Nuclear power, a safe source available 24/7, is being slowed by concern about the lack of a permanent repository for spent nuclear fuel. There is no intermediate-term problem because spent fuel can be stored safely at reactor sites for many years. In the interim, we can do the research and development that might allow us to reduce the volume of waste in a way that is proliferation-resistant.

Energy efficiency is an easy, low-cost way to reduce emissions. There are many ways to improve efficiency in power generation, transportation and buildings that would benefit from the president’s fund. Some things don’t even need research and development, like an energy audit before the sale of any building that would tell the buyer how to save with simple upgrades that pay for themselves through reduced utility bills. Unfortunately, the House failed to include a provision for the audits, bowing to the National Association of Realtors, which seems to want buyers to know as little as possible.

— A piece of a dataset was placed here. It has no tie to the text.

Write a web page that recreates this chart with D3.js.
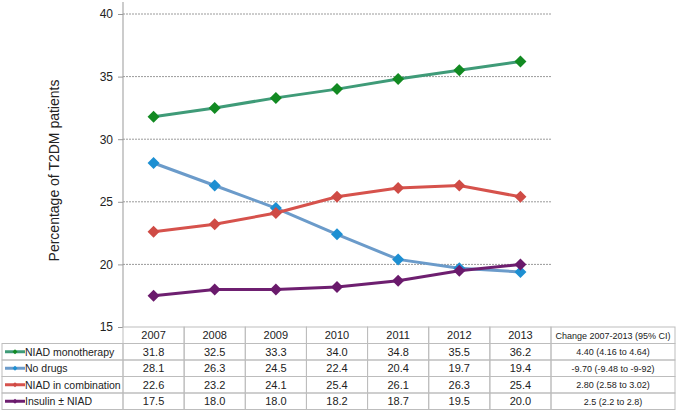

Tackling climate change is not mission impossible. Deploying today’s technologies and supporting the research and development for tomorrow’s will put us on the right path toward achieving energy security and mitigating climate change.

Burton Richter is a Nobel Laureate (Physics, 1976), member of the National Academy of Sciences, and a past president of both the American Physical Society and the International Union of Pure and Applied Physics. He is the Paul Pigott professor emeritus at Stanford University and the former director of the Stanford Linear Accelerator Center, one of the Department of Energy’s science laboratories.